GRAEME STEWART. Growing inequality in access to health care is curable.

It has been sad to observe the growth in out-of-pocket expenses for patients seeking expert medical consultation and the resultant rising inequality in access to timely care and in health outcomes (“Specialists charging extreme fees”, March 6. These twin inequities are deeply felt in western Sydney.

No Australian with the possibility of serious illness should be prevented from seeking expert assessment or treatment due to the expense involved or fear of expense.

This basic principle was upheld for the first 20 years of universal health insurance in this wealthy country but increasingly less so over the past 20.

Australia is fortunate in having parallel private and public options for care but the balance has been driven too far towards private by the reduction in proportionate support from the Commonwealth to the state-based public hospitals.

There are many specialists who would happily provide more public outpatient clinics (where they would bulk bill) in order to give back to the system that trained them and where they can also contribute to multidisciplinary clinics (difficult to organise in private practice), teaching and clinical research.

But sufficient resources are not available for clinic space or staff payment for chronic disease management. The failure of the Medicare rebate to keep pace with inflation over the past 40 years has driven the rise in fee gaps as has disproportionate reimbursement for procedures compared to consultations. It is not surprising that the leading specialists in the list published in the Herald are those without major procedures and hence highly reliant on consultation fees for income. With some specialists there is also an element of greed but in my experience that is still an uncommon contributor in western Sydney. Build more public outpatient clinics and the specialists will come. Inequity is curable.

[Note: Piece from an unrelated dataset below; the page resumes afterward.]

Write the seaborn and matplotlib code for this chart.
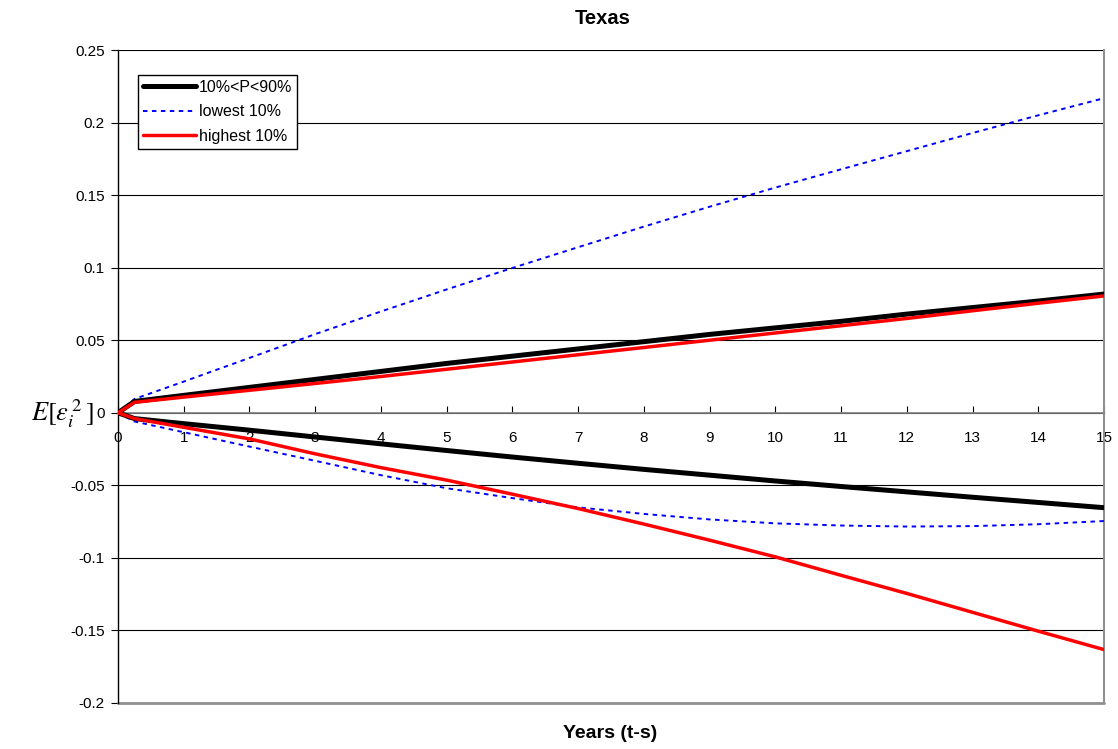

Graeme Stewart, Head, Ambulatory Services, Westmead Hospital. Published, Sydney Morning Herald, March 2017

Comments

One response to “GRAEME STEWART. Growing inequality in access to health care is curable.”

  1. Ian Webster Avatar
    Ian Webster

    Thanks, Graeme.
    I agree with you wholeheartedly.
    In my experience in outer metropolitan Sydney, regional NSW and in primary health care for homeless people, those who don’t have private health insurance have grossly inadequate access to specialist advice. GPs in these areas bear the load and are poorly supported to do so. It was a travesty when, in the midst of organised medicine’s resistance to Medibank and then Medicare, in the late 70s and early 80s, NSW doctors and governments effectively closed down public outpatient clinics. This has denied so many people of thorough appraisal and management of their medical problems and it has denied front-line GPs and other health workers of the advice and support they need to care for patients with complex co-0ccuring conditions.